Climate change could also fuel even more extreme snowfall in higher mountains, to a point, he said. So far, there hasn’t been a decrease of extreme snow seasons and extreme snow events, even though average snowfall has decreased, he said.

“But at elevations or seasons when the air is still cold enough, the wet air streams flowing in will have significantly more moisture to be squeezed out as snow,” he said.

That could explain why some parts of California are experiencing snow events at least as extreme as anytime in their historical records, he said.

“The average snowpack is still likely to decrease in a warming climate despite the fact we’re going to continue to get these big, disruptive years in between,” he said.

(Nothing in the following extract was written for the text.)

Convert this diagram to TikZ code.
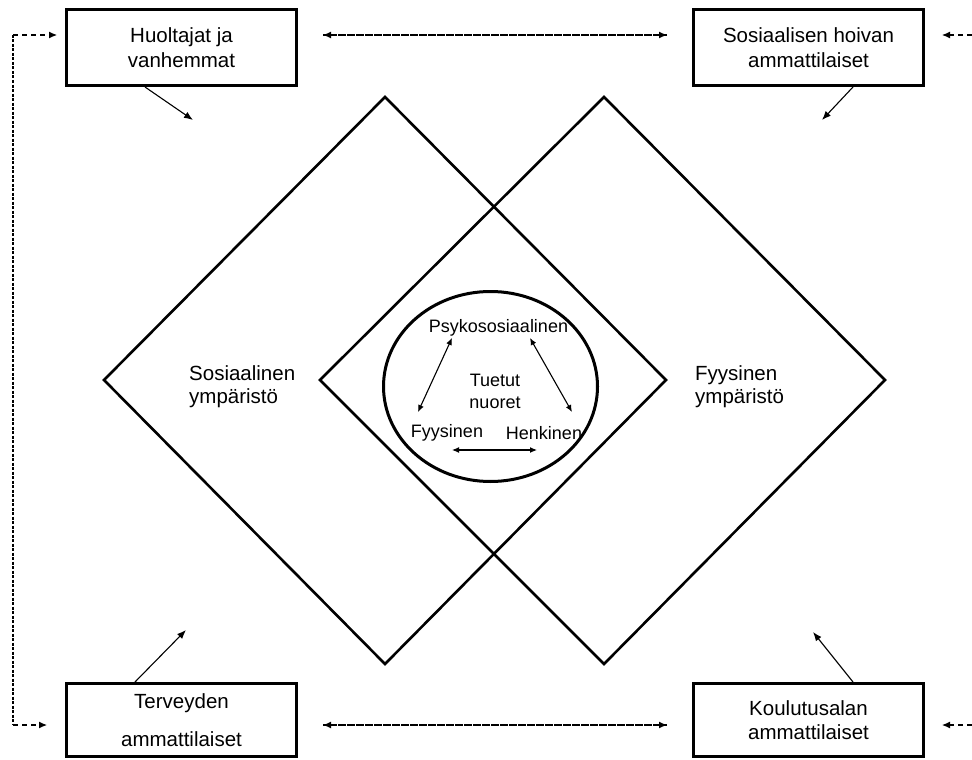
\documentclass[tikz,border=0pt]{standalone}
\usepackage{fontspec}
\setmainfont{Liberation Sans}
\usetikzlibrary{shapes.geometric,arrows.meta}
\begin{document}
\begin{tikzpicture}[x=1pt,y=-1pt,
  box/.style={draw,line width=3pt,minimum width=230pt,minimum height=76pt,inner sep=0pt,align=center,font=\fontsize{20.5}{24.5}\selectfont},
  lowbox/.style={box,minimum height=73pt},
  dia/.style={line width=2.6pt,line join=miter},
  lab/.style={align=left,anchor=west,inner sep=0pt,font=\fontsize{20.5}{23.5}\selectfont},
  inlab/.style={align=center,inner sep=0pt,font=\fontsize{18}{22}\selectfont},
  arr/.style={line width=1.1pt,-{Latex[length=9pt,width=7pt]}},
  darr/.style={line width=1.1pt,{Latex[length=7pt,width=6pt]}-{Latex[length=7pt,width=6pt]}},
  dsh/.style={line width=1.1pt,dash pattern=on 5pt off 4pt},
  dtt/.style={line width=1.1pt,dash pattern=on 3pt off 1.5pt},
  tip/.style={-{Latex[length=8pt,width=7pt]}}
]
\useasboundingbox (0,0) rectangle (972,760);

% diamonds
\coordinate (L1) at (104,380); \coordinate (L2) at (385,97); \coordinate (L3) at (666,380); \coordinate (L4) at (385,664);
\coordinate (R1) at (320,380); \coordinate (R2) at (604,97); \coordinate (R3) at (885,380); \coordinate (R4) at (604,664);
\draw[dia] (L1) -- (L2) -- (L3) -- (L4) -- cycle;
\draw[dia] (R1) -- (R2) -- (R3) -- (R4) -- cycle;

% central ellipse
\node[draw,ellipse,line width=3pt,minimum width=214pt,minimum height=190pt,inner sep=0pt] (core) at (490.5,386.5) {};

% boxes
\node[box] (hv) at (181.5,47.5) {Huoltajat ja\\vanhemmat};
\node[box] (sh) at (808.5,47.5) {Sosiaalisen hoivan\\ammattilaiset};
\node[lowbox] (tv) at (181.5,720) {Terveyden\\[13pt]ammattilaiset};
\node[lowbox] (ko) at (808.5,720) {Koulutusalan\\ammattilaiset};

% diamond labels
\node[lab] (soc) at (189,386.5) {Sosiaalinen\\ympäristö};
\node[lab] (fys) at (695,386.5) {Fyysinen\\ympäristö};

% inner labels
\node[inlab] (psy) at (498.5,328) {Psykososiaalinen};
\node[inlab] (tuet) at (495,391) {Tuetut\\nuoret};
\node[inlab] (fy) at (447,433) {Fyysinen};
\node[inlab] (he) at (544,433) {Henkinen};

% inner arrows
\coordinate (p1) at (452,338); \coordinate (f1) at (418,412);
\coordinate (p2) at (530,338); \coordinate (h1) at (572,412);
\coordinate (f2) at (452,450); \coordinate (h2) at (537,450);
\draw[darr] (p1) -- (f1);
\draw[darr] (p2) -- (h1);
\draw[darr] (f2) -- (h2);

% solid arrows from boxes
\coordinate (a1) at (193,120);
\coordinate (a2) at (822,120);
\coordinate (a3) at (186,630);
\coordinate (a4) at (813,632);
\draw[arr] ([xshift=-36.5pt]hv.south) -- (a1);
\draw[arr] ([xshift=44.5pt]sh.south) -- (a2);
\draw[arr] ([xshift=-46.5pt]tv.north) -- (a3);
\draw[arr] ([xshift=44.5pt]ko.north) -- (a4);

% dashed double arrows between boxes
\coordinate (t1) at (323,35); \coordinate (t2) at (667,35);
\coordinate (b1) at (323,725); \coordinate (b2) at (667,725);
\draw[dsh,tip] (t1) -- (t2);
\draw[dsh,tip] (t2) -- (t1);
\draw[dsh,tip] (b1) -- (b2);
\draw[dsh,tip] (b2) -- (b1);

% left loop
\coordinate (lc1) at (13,35); \coordinate (lc2) at (13,725);
\coordinate (lt1) at (57,35); \coordinate (lt2) at (47,725);
\draw[dsh,tip] (lc1) -- (lt1);
\draw[dtt] (lc1) -- (lc2);
\draw[dsh,tip] (lc2) -- (lt2);

% right incoming
\coordinate (rc1) at (972,35); \coordinate (rc2) at (972,725);
\coordinate (rt1) at (942,35); \coordinate (rt2) at (942,725);
\draw[dsh,tip] (rc1) -- (rt1);
\draw[dsh,tip] (rc2) -- (rt2);
\end{tikzpicture}
\end{document}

A Distinctly Warming Climate With Wetter Wets

Even though many Californians are enduring the most frigid winter of their lifetimes, Swain said none of the state’s cities have yet set all-time records for cold temperatures.

“We’ve seen very, very few, if any, all time low temperature records this winter,” he said. “It’s been a very cold winter in California by the standard of the last 30 years, “but of course that’s a moving target.”

During the last 30 or 40 years, California has warmed considerably, he said, with current temperatures about 3 degrees Fahrenheit higher than those of the late 1800s.

”If this winter’s pattern had happened a century ago, the temperature might have resulted in snows at sea level,” he added. There “would have been even larger snow accumulation events.”

Research by Swain and others suggest the state’s climate whiplash will be sharper on the wet side than the dry side, he said.

“We will see drier dries and wetter wets. But it’s really the big, huge precipitation events that get wetter at the expense of most of the other precipitation events,” he said. “That’s what we’ve been seeing this year.”